Donald Trump arrives in Britain on Thursday for his first visit as US president, flying into a whirlwind of protests against him and political turmoil over Brexit.
The four-day trip, which will include talks with Prime Minister Theresa May, tea with Queen Elizabeth II and a private weekend in Scotland, is set to be greeted by a mass protest on Friday.
Some 77 per cent of Britons have an unfavourable view of Trump, according to a poll by YouGov with 1,648 respondents.
The poll conducted this week said 63 per cent found Trump racist, and 74 per cent said he was sexist.
Despite a series of diplomatic spats between Britain and Trump, the British government is hoping for a quick trade deal with the US after it leaves the European Union.
"There is no stronger alliance than that of our special relationship with the US and there will be no alliance more important in the years ahead," May said ahead of the visit.
US ambassador to the UK, Woody Johnson, has said a deal will be "a major priority" for Trump, calling Brexit "a once-in-a-lifetime opportunity to change direction".
Trump flies in after the NATO summit in Brussels where he has piled pressure on allies to double their defence spending.
His criticism focused on Germany, which he accused of being "captive" to Russia because of its gas imports from there.
Trump is due to leave Britain on Sunday for talks in Helsinki the following day with Russian President Vladimir Putin.
Britain "is in somewhat turmoil", Trump said before departing Washington, remarking that dealing with Putin might surprisingly be the easiest part of the European trip.
"The UK certainly has a lot of things going on," he said, referring to the resignations of Britain's Brexit and foreign ministers over the government's plan for ties with the European Union after it leaves the bloc in March.
Ambassador Johnson sought to explain Trump's comments.
"There's always turmoil in every country but no, no, I think the UK is proceeding as it always does," he told BBC radio.
"We're extremely confident in the ability of the UK to plough through this issue with Brexit and move on," he said.
On the planned protests, the ambassador said that Trump appreciated free speech and dismissed as "irrelevant" a giant balloon of Trump depicted as a crying baby in nappies which will fly next to the British parliament on Friday.
The crowdfunded initiative is dubbed "Trump Baby".
Dinner at Churchill's birthplace
The US president's brash style and hardline "America First" policies have caused consternation across Britain's political spectrum and society.
He was severely criticised last November, including by May, after sharing three inflammatory anti-Muslim videos posted by far-right group Britain First.
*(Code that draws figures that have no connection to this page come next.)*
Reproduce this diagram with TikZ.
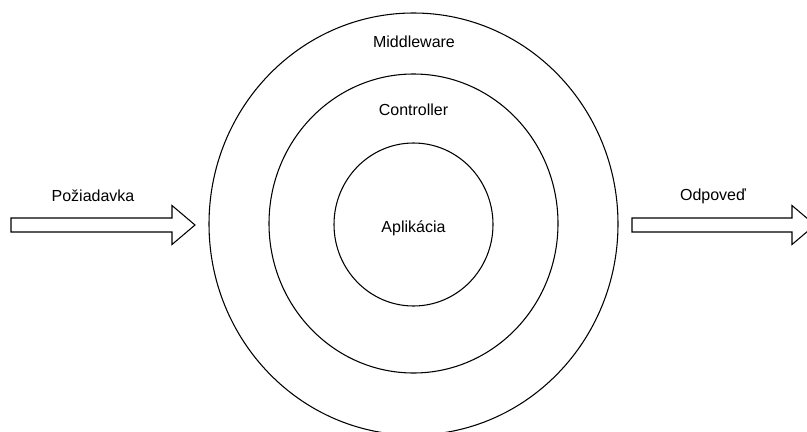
\documentclass[tikz,border=0pt]{standalone}
\usepackage{fontspec}
\setmainfont{Liberation Sans}
\usetikzlibrary{shapes.geometric}

\tikzset{
  layer/.style={draw, ellipse, line width=0.8pt, inner sep=0pt},
  lbl/.style={font=\fontsize{12}{14}\selectfont, inner sep=0pt},
  blockarrow/.style={draw, line width=0.8pt, line join=miter}
}

\begin{document}
\begin{tikzpicture}[x=0.75pt,y=-0.75pt]
    \useasboundingbox (0,0) rectangle (807,432);
    \clip (0,0) rectangle (807,432);

    % layers (sizes in px, 1px = 0.75pt)
    \node[layer, minimum width=306.75pt, minimum height=316.5pt] (mw) at (413.5,224) {};
    \node[layer, minimum width=216.75pt, minimum height=224.25pt] (ctrl) at (413.5,223.5) {};
    \node[layer, minimum width=119.25pt, minimum height=122.25pt] (app) at (413.5,224.5) {};

    \node[lbl] (mwlbl) at (414,42) {Middleware};
    \node[lbl] (ctrllbl) at (413.5,110) {Controller};
    \node[lbl] (applbl) at (413.5,228) {Aplikácia};

    % request and response
    \draw[blockarrow] (11,218) -- (172,218) -- (172,205.5) -- (195,225)
      -- (172,244.5) -- (172,232) -- (11,232) -- cycle;
    \node[lbl] (reqlbl) at (93,196) {Požiadavka};

    \draw[blockarrow] (632,218) -- (792,218) -- (792,205.5) -- (815,225)
      -- (792,244.5) -- (792,232) -- (632,232) -- cycle;
    \node[lbl] (resplbl) at (713,196) {Odpoveď};
\end{tikzpicture}
\end{document}
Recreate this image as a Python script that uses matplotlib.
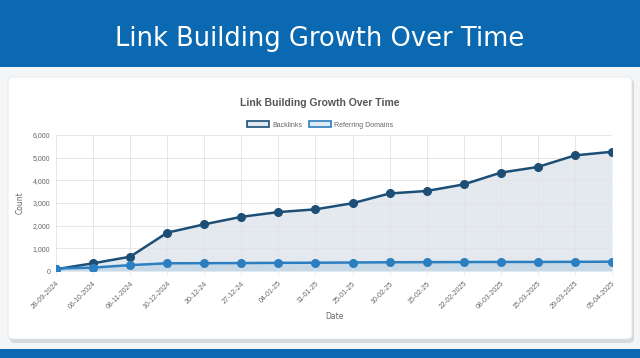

His criticism of Britain's anti-terror policies after a series of attacks in 2017 also did not go down well.
Opposition lawmakers, backed by an online petition signed by nearly 1.9 million people, called on May to cancel the state visit offered when she met Trump in Washington after his inauguration in January last year.
May will seek to put the diplomatic tensions behind her when she hosts Trump on Thursday for a black-tie dinner with business leaders at Blenheim Palace, the birthplace of World War II prime minister Winston Churchill.
He is due to stay overnight with Johnson at the ambassador's Winfield House residence in London's Regent's Park where a protest is planned at which demonstrators will play recordings of migrant children held in US detention centres.
On Friday, May and Trump will hold talks on Brexit, relations with Russia and trade ties at the prime minister's Chequers country residence followed by a press conference.
Trump then heads to Windsor Castle later Friday for tea with Queen Elizabeth II.
He then travels north to Scotland where he and his wife Melania will spend the weekend privately. His late mother hailed from Scotland, where he owns two luxury golf courses.
On arrival, Trump will not be met by Scottish First Minister Nicola Sturgeon -- a fierce critic -- and instead by the British government's Scotland minister David Mundell.
There will be small-scale protests all along Trump's itinerary and a mass demonstration called "Together Against Trump" by left-wing campaign groups in London on Friday.
"We are going to organise a massive national demonstration against his politics of sexism, racism, war, hate and climate denial," organisers said.